> [THE PROBLEM]
Pictures stay out of the copy; set down each line of the listing below exactly.

> [DATA SEGMENT]

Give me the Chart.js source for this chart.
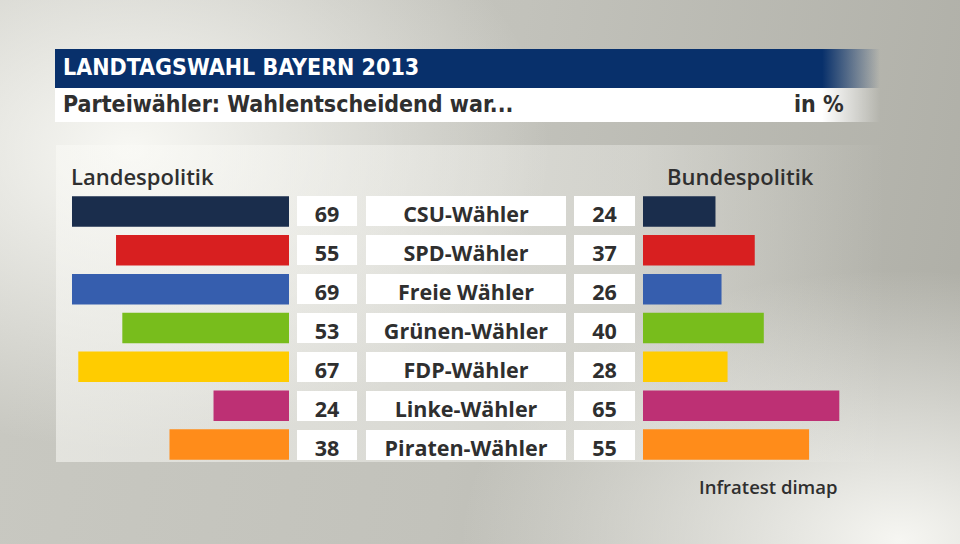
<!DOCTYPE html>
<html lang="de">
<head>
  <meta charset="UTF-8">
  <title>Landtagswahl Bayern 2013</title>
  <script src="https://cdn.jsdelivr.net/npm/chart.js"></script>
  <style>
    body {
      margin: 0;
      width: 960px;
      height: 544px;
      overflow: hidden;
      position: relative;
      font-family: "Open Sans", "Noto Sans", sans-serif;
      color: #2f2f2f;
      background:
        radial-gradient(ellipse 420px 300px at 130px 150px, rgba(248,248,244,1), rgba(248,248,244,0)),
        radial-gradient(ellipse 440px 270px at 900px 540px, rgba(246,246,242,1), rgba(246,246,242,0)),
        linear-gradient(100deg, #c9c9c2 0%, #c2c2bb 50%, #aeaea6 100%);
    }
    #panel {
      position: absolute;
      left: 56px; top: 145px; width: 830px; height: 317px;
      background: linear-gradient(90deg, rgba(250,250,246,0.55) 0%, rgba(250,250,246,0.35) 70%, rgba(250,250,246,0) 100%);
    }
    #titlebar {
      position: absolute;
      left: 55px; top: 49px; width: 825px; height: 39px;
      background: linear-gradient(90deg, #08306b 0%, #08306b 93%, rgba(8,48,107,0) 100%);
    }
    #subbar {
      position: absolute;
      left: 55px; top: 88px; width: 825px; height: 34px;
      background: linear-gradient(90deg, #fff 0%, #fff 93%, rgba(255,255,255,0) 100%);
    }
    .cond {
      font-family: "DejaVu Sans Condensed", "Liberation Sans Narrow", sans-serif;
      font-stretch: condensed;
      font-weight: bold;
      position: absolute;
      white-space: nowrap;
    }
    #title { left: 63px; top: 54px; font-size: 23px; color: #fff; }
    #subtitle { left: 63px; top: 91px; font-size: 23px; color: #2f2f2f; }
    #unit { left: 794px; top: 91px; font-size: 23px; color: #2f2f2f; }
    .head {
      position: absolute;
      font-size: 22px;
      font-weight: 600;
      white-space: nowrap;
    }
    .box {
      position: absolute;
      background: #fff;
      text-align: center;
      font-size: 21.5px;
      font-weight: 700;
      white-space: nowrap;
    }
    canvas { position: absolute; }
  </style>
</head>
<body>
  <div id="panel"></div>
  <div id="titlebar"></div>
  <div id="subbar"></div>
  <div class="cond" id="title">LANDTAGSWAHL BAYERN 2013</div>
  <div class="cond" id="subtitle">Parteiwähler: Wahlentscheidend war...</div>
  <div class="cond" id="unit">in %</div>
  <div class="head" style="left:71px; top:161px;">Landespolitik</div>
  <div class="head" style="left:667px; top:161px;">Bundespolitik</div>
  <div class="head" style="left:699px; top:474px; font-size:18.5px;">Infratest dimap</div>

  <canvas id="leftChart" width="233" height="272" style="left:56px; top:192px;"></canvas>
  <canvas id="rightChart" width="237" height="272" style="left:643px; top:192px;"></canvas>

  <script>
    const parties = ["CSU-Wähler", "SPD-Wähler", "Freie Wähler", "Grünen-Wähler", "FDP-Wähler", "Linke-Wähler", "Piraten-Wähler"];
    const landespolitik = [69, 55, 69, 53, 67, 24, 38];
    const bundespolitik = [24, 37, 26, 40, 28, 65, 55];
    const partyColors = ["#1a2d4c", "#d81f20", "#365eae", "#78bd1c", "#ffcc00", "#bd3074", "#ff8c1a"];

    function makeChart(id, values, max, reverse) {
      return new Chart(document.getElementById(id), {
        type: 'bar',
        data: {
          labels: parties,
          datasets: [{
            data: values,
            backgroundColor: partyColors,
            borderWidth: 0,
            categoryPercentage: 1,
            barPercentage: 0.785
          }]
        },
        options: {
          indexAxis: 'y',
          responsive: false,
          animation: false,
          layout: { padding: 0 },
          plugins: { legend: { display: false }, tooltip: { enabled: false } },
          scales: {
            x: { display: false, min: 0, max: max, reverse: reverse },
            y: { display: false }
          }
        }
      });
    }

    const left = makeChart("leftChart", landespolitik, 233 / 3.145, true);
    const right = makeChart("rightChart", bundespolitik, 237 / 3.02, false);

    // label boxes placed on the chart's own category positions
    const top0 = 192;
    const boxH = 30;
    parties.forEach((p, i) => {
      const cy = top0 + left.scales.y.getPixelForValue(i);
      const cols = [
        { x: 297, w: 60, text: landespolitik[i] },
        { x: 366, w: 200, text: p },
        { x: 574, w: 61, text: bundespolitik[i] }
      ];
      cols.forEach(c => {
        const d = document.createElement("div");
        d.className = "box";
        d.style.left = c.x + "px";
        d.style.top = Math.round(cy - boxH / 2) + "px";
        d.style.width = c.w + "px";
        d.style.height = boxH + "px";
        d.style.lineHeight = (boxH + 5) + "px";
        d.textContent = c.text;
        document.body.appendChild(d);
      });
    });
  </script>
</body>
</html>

> [ANSWER TO THIS EXERCISE]
Give me the Chart.js source for this chart.
<!DOCTYPE html>
<html lang="de">
<head>
  <meta charset="UTF-8">
  <title>Landtagswahl Bayern 2013</title>
  <script src="https://cdn.jsdelivr.net/npm/chart.js"></script>
  <style>
    body {
      margin: 0;
      width: 960px;
      height: 544px;
      overflow: hidden;
      position: relative;
      font-family: "Open Sans", "Noto Sans", sans-serif;
      color: #2f2f2f;
      background:
        radial-gradient(ellipse 420px 300px at 130px 150px, rgba(248,248,244,1), rgba(248,248,244,0)),
        radial-gradient(ellipse 440px 270px at 900px 540px, rgba(246,246,242,1), rgba(246,246,242,0)),
        linear-gradient(100deg, #c9c9c2 0%, #c2c2bb 50%, #aeaea6 100%);
    }
    #panel {
      position: absolute;
      left: 56px; top: 145px; width: 830px; height: 317px;
      background: linear-gradient(90deg, rgba(250,250,246,0.55) 0%, rgba(250,250,246,0.35) 70%, rgba(250,250,246,0) 100%);
    }
    #titlebar {
      position: absolute;
      left: 55px; top: 49px; width: 825px; height: 39px;
      background: linear-gradient(90deg, #08306b 0%, #08306b 93%, rgba(8,48,107,0) 100%);
    }
    #subbar {
      position: absolute;
      left: 55px; top: 88px; width: 825px; height: 34px;
      background: linear-gradient(90deg, #fff 0%, #fff 93%, rgba(255,255,255,0) 100%);
    }
    .cond {
      font-family: "DejaVu Sans Condensed", "Liberation Sans Narrow", sans-serif;
      font-stretch: condensed;
      font-weight: bold;
      position: absolute;
      white-space: nowrap;
    }
    #title { left: 63px; top: 54px; font-size: 23px; color: #fff; }
    #subtitle { left: 63px; top: 91px; font-size: 23px; color: #2f2f2f; }
    #unit { left: 794px; top: 91px; font-size: 23px; color: #2f2f2f; }
    .head {
      position: absolute;
      font-size: 22px;
      font-weight: 600;
      white-space: nowrap;
    }
    .box {
      position: absolute;
      background: #fff;
      text-align: center;
      font-size: 21.5px;
      font-weight: 700;
      white-space: nowrap;
    }
    canvas { position: absolute; }
  </style>
</head>
<body>
  <div id="panel"></div>
  <div id="titlebar"></div>
  <div id="subbar"></div>
  <div class="cond" id="title">LANDTAGSWAHL BAYERN 2013</div>
  <div class="cond" id="subtitle">Parteiwähler: Wahlentscheidend war...</div>
  <div class="cond" id="unit">in %</div>
  <div class="head" style="left:71px; top:161px;">Landespolitik</div>
  <div class="head" style="left:667px; top:161px;">Bundespolitik</div>
  <div class="head" style="left:699px; top:474px; font-size:18.5px;">Infratest dimap</div>

  <canvas id="leftChart" width="233" height="272" style="left:56px; top:192px;"></canvas>
  <canvas id="rightChart" width="237" height="272" style="left:643px; top:192px;"></canvas>

  <script>
    const parties = ["CSU-Wähler", "SPD-Wähler", "Freie Wähler", "Grünen-Wähler", "FDP-Wähler", "Linke-Wähler", "Piraten-Wähler"];
    const landespolitik = [69, 55, 69, 53, 67, 24, 38];
    const bundespolitik = [24, 37, 26, 40, 28, 65, 55];
    const partyColors = ["#1a2d4c", "#d81f20", "#365eae", "#78bd1c", "#ffcc00", "#bd3074", "#ff8c1a"];

    function makeChart(id, values, max, reverse) {
      return new Chart(document.getElementById(id), {
        type: 'bar',
        data: {
          labels: parties,
          datasets: [{
            data: values,
            backgroundColor: partyColors,
            borderWidth: 0,
            categoryPercentage: 1,
            barPercentage: 0.785
          }]
        },
        options: {
          indexAxis: 'y',
          responsive: false,
          animation: false,
          layout: { padding: 0 },
          plugins: { legend: { display: false }, tooltip: { enabled: false } },
          scales: {
            x: { display: false, min: 0, max: max, reverse: reverse },
            y: { display: false }
          }
        }
      });
    }

    const left = makeChart("leftChart", landespolitik, 233 / 3.145, true);
    const right = makeChart("rightChart", bundespolitik, 237 / 3.02, false);

    // label boxes placed on the chart's own category positions
    const top0 = 192;
    const boxH = 30;
    parties.forEach((p, i) => {
      const cy = top0 + left.scales.y.getPixelForValue(i);
      const cols = [
        { x: 297, w: 60, text: landespolitik[i] },
        { x: 366, w: 200, text: p },
        { x: 574, w: 61, text: bundespolitik[i] }
      ];
      cols.forEach(c => {
        const d = document.createElement("div");
        d.className = "box";
        d.style.left = c.x + "px";
        d.style.top = Math.round(cy - boxH / 2) + "px";
        d.style.width = c.w + "px";
        d.style.height = boxH + "px";
        d.style.lineHeight = (boxH + 5) + "px";
        d.textContent = c.text;
        document.body.appendChild(d);
      });
    });
  </script>
</body>
</html>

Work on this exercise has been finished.